What I Really Don’t Like

June 15, 2017

        I listen to a lot of music from the 1960s through the ’80s, and I like a lot of what I listen to, otherwise I wouldn’t. But there is plenty of music from that time period that I don’t like, and artists and groups that I won’t listen to — I switch SiriusXM channels when they come on, or fast-forward if I’m listening to an on-demand show.

        The prime offenders for me are Aerosmith, Queen and Rush. The first of those I was down on even before I (very, very briefly) saw Steven Tyler on whatever reality show he was on. And it’s not only that I don’t particularly like Tyler’s voice; the band’s music seems calculating and contrived, inauthentic.

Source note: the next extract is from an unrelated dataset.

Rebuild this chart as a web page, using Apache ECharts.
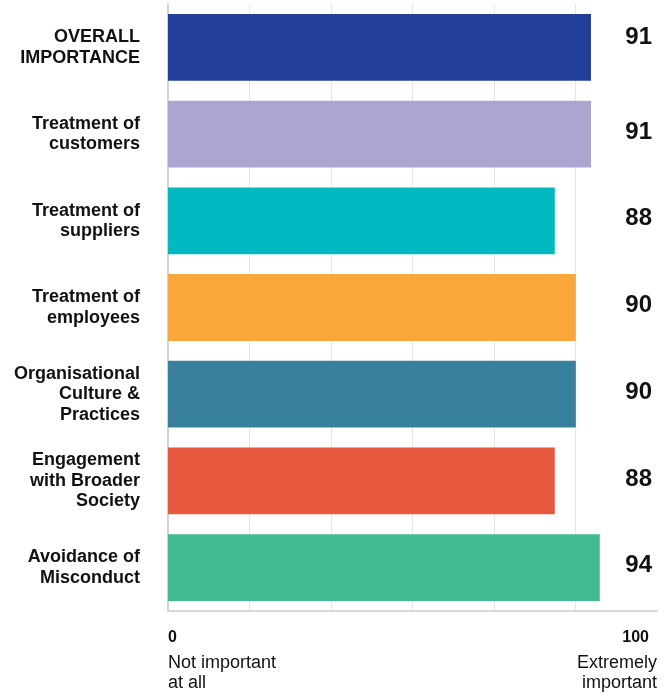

        Queen I might have liked at first, but the histrionics eventually got to me. Freddie Mercury’s vocals are (probably intentionally) over-the-top, and the music, conceptually and in execution, is bombastic. The first few notes of “Bohemian Rhapsody” will make me reach for the pushbuttons or the computer mouse.

        Geddy Lee’s fingernails-on-a-blackboard vocals bias me against Rush. Not only that, but the group seems to take itself too seriously, and the music is overly frenetic.

        Emerson, Lake and Palmer is less annoying than that unholy trinity, but another group that I tend to switch away from. Their music also is generally too hectic, and too technical — in the sense of being heavy on technique. And when they change pace, they deliver things like “Lucky Man” and “From the Beginning.” 

        In terms of the like/dislike dichotomy, ELP’s origins are a mixed bag. Emerson came from Nice, and I do own one LP by that group; one cut from the same, a cover of Dylan’s “She Belongs to Me,” is excellent, but the rest of it is too much in the frenetic/technical mode, with weak vocals to boot.

        Lake was in King Crimson before ELP, and that proto-prog rock group was at times a lot punchier and deeper than its Greg Lake predecessor, but also sometimes too pretentious. Palmer came to ELP from Atomic Rooster, which 45 years ago I thought sucked. (Snap record review I wrote/spoke back then: “Atomic Rooster lays an egg!)

        Grand Funk Railroad was another ’70s band that I generally despised, for being shallow and programmatic. The exception would be “I’m Your Captain (Closer to Home),” which — while still programmatic, was painfully, and deliberately, non-shallow and “meaningful.” I will say that GFR’s bassist, Mel Schacher, was impressive — had somewhat the same sound (and prominence within his band’s sound) as Yes’s Chris Squire.

        Nobody plays much of Iron Butterfly anymore, which for me is a good thing. My history with that prototypical heavy metal band is interesting, dating back to when a good friend of mine convinced me back in 1968 that IB was where it was at, or where it was going, or something.

        So I got an eight-track tape of their second album, “In-A-Gadda-Da-Vida,” and substantially changed my listening habits. And I do mean substantially; my favorite act at the time was Sergio Mendes and Brazil 66!

        That album, and the title song, no doubt influenced me to go to see Iron Butterfly live (either the first or second concert I ever attended) the following spring. The band acted painfully hip, turned the over-long “In-A-Gadda-Da-Vida” into something even longer — and was overshadowed by its opening act, REO Speedwagon, and the show’s emcee, WLS-AM’s Larry “Who Loves You” Lujack.

        There are a lot of individual songs, including some by artists not mentioned above, that I generally don’t want to hear. They were detailed in a Struggling Weekly column I wrote during my tenure as a newspaper editor, which is archived here on this blog, at http://www.scottthomson.org/cgiomh-blog/Date/2012-04.

        Among those mentioned there are three by Queen, but also a number by artists and groups that I otherwise like. I probably could add to the Awful Eight listed therein — the aforementioned “Lucky Man” might make it into a Terrible Ten — but that would require actually thinking about stuff that I really would rather not hear.